When a driver allows his or her vehicle to leave the road and crash into a pole or tree, there is usually negligent driving involved. If there are no other vehicles involved, it is likely that the driver was guilty of impaired driving, distraction, falling asleep or some other careless mistake. If there was a passenger who was killed in the crash, the driver will most likely be liable for civil damages to the decedent’s estate under New York law, generally for the economic value of that loss of life.

If the driver is charged with DWI while operating and causing a crash that killed a passenger, the authorities will likely bring other criminal charges. Generally, this may be a charge for vehicular manslaughter or similar offenses. The criminal charges, however, are independent of the civil claim that the decedent’s estate may pursue. They are two separate actions in two separate jurisdictions.

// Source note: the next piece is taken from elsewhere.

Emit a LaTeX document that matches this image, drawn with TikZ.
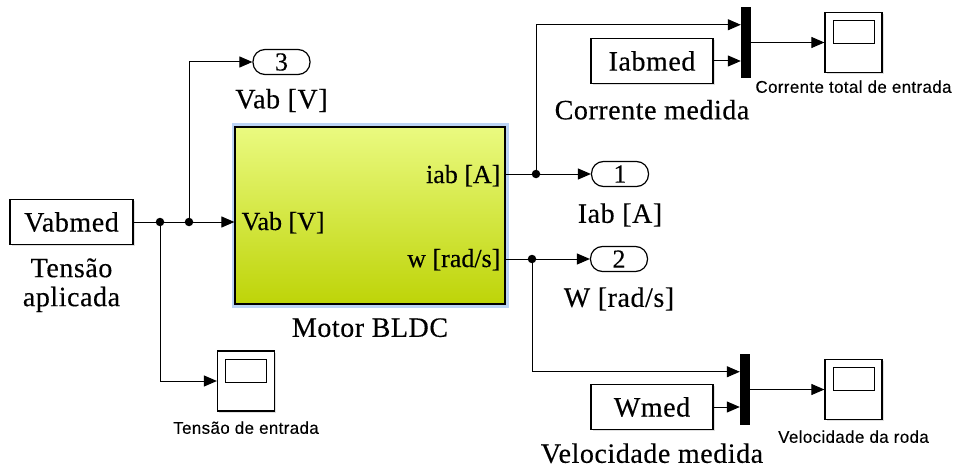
\documentclass[tikz,border=0pt]{standalone}
\usepackage{fontspec}
\setmainfont{Liberation Serif}
\newfontfamily\simserif{Liberation Serif}[LetterSpace=2, FakeBold=0.35]
\newfontfamily\simport{Liberation Serif}[FakeBold=0.35]
\newfontfamily\simsans{Liberation Sans}[LetterSpace=2, FakeBold=0.2]
\usetikzlibrary{positioning,arrows.meta,shadows}
\definecolor{motortop}{RGB}{234,250,128}
\definecolor{motorbot}{RGB}{190,212,8}
\definecolor{selblue}{RGB}{188,212,245}
\newcommand{\blkfont}{\simserif\fontsize{28}{29}\selectfont}
\newcommand{\portfont}{\simport\fontsize{26}{28}\selectfont}
\newcommand{\capfont}{\simsans\fontsize{17}{18}\selectfont}

\begin{document}
\begin{tikzpicture}[
  x=1pt, y=-1pt,
  node distance=14pt,
  blk/.style={draw, line width=1.2pt, fill=white, minimum width=122pt, minimum height=45pt,
              inner sep=0pt, font=\blkfont,
              drop shadow={shadow xshift=1.5pt, shadow yshift=-1.5pt, opacity=0.25}},
  outp/.style={draw, line width=1.2pt, rounded corners=12pt, minimum width=57pt,
               minimum height=25pt, inner sep=0pt, font=\portfont},
  muxbar/.style={fill=black, minimum width=10pt, minimum height=71pt, inner sep=0pt},
  scopebox/.style={draw, line width=1.2pt, fill=white, minimum width=57pt, minimum height=60pt,
                inner sep=0pt,
                drop shadow={shadow xshift=1.5pt, shadow yshift=-1.5pt, opacity=0.25},
                path picture={\draw[line width=1pt]
                  ([xshift=8pt,yshift=-8pt]path picture bounding box.north west) rectangle
                  ([xshift=-8pt,yshift=-31pt]path picture bounding box.north east);}},
  dot/.style={circle, fill, inner sep=0pt, minimum size=8.5pt},
  lbl/.style={font=\blkfont, inner sep=0pt, text height=20.5pt, text depth=6.5pt},
  portlbl/.style={font=\portfont, inner sep=0pt, text height=19pt, text depth=6pt},
  caplbl/.style={font=\capfont, inner sep=0pt, text height=12.5pt, text depth=3.5pt},
  wire/.style={line width=1pt},
  arr/.style={-{Triangle[length=13pt, width=11pt]}, line width=1pt},
]
\useasboundingbox (0,0) rectangle (957,473);

% Input side
\node[blk, minimum width=123pt] (vab) at (71.5,222) {Vabmed};
\node[font=\blkfont, inner sep=0pt, align=center, below=13pt of vab] (vablbl) {Tensão\\aplicada};
\node[dot] (j1) at (160,222) {};
\node[dot] (j2) at (189,222) {};
\node[outp] (out3) at (281.5,62) {3};
\node[lbl, below=12.5pt of out3] (out3lbl) {Vab [V]};
\node[scopebox] (scV) at (246,381) {};
\node[caplbl, below=9.5pt of scV] (scVlbl) {Tensão de entrada};

% Motor block
\node[draw, line width=1.2pt, minimum width=270pt, minimum height=177pt,
      top color=motortop, bottom color=motorbot,
      preaction={draw=selblue, line width=7pt}] (motor) at (370,215.5) {};
\node[lbl, below=11.5pt of motor] (motorlbl) {Motor BLDC};
\node[portlbl, anchor=base west] (pvab) at ([xshift=7pt,yshift=-8pt]motor.west |- j2) {Vab [V]};

% Current branch
\node[dot] (j3) at (536,174) {};
\node[portlbl, anchor=base east] (piab) at ([xshift=-5pt,yshift=-9pt]motor.east |- j3) {iab [A]};
\node[outp] (out1) at (620,174) {1};
\node[lbl, below=15pt of out1] (out1lbl) {Iab [A]};
\node[blk] (iab) at (652,61) {Iabmed};
\node[lbl, below=14.5pt of iab] (iablbl) {Corrente medida};
\node[muxbar] (muxI) at (746,42.5) {};
\coordinate (muxIa) at ([yshift=17.75pt]muxI.west);
\node[scopebox] (scI) at (853.5,42.5) {};
\node[caplbl, below=7pt of scI] (scIlbl) {Corrente total de entrada};

% Speed branch
\node[dot] (j4) at (532,259) {};
\node[portlbl, anchor=base east] (pw) at ([xshift=-5pt,yshift=-8pt]motor.east |- j4) {w [rad/s]};
\node[outp] (out2) at (619,259) {2};
\node[lbl, below=14pt of out2] (out2lbl) {W [rad/s]};
\node[blk] (wmed) at (652,407) {Wmed};
\node[lbl, below=12pt of wmed] (wmedlbl) {Velocidade medida};
\node[muxbar] (muxW) at (745,389.5) {};
\coordinate (muxWa) at ([yshift=17.75pt]muxW.west);
\node[scopebox] (scW) at (853.5,389.5) {};
\node[caplbl, below=10pt of scW] (scWlbl) {Velocidade da roda};

% Connections
\draw[wire] (vab) -- (j1);
\draw[wire] (j1) -- (j2);
\draw[arr] (j2) -- (j2 -| motor.west);
\draw[arr] (j2) |- (out3);
\draw[arr] (j1) |- (scV);
\draw[wire] (motor.east |- j3) -- (j3);
\draw[arr] (j3) -- (out1);
\draw[arr] (j3) |- (muxIa);
\draw[arr] (iab) -- (iab -| muxI.west);
\draw[arr] (muxI) -- (scI);
\draw[wire] (motor.east |- j4) -- (j4);
\draw[arr] (j4) -- (out2);
\draw[arr] (j4) |- (muxWa);
\draw[arr] (wmed) -- (wmed -| muxW.west);
\draw[arr] (muxW) -- (scW);

\end{tikzpicture}
\end{document}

These factors come into play with respect to a recent accident in Sag Harbor in which a driver lost control of his vehicle and crashed into a telephone pole, killing his passenger. The driver was a prominent 42-year-old New York City real estate developer; the deceased passenger was a real estate agent employed by a Sag Harbor firm. The driver is accused of leaving the dead passenger lying in the road and driving off with two flat tires.

The passenger’s family is entitled to bring a wrongful death claim against the driver. Due to his prominent status and the fact that he was driving a late-model Porsche, it is likely that the driver had adequate liability insurance. This may include excess coverage that would be available to compensate the decedent’s wife and two daughters appropriately for their losses. A wrongful death claim can be substantial because it includes in the damages the decedent’s lost earning capacity for the remainder of his life. In this case, a judgment could be even higher if there is an impaired driving conviction, which could potentially result in the imposition of punitive damages in some cases.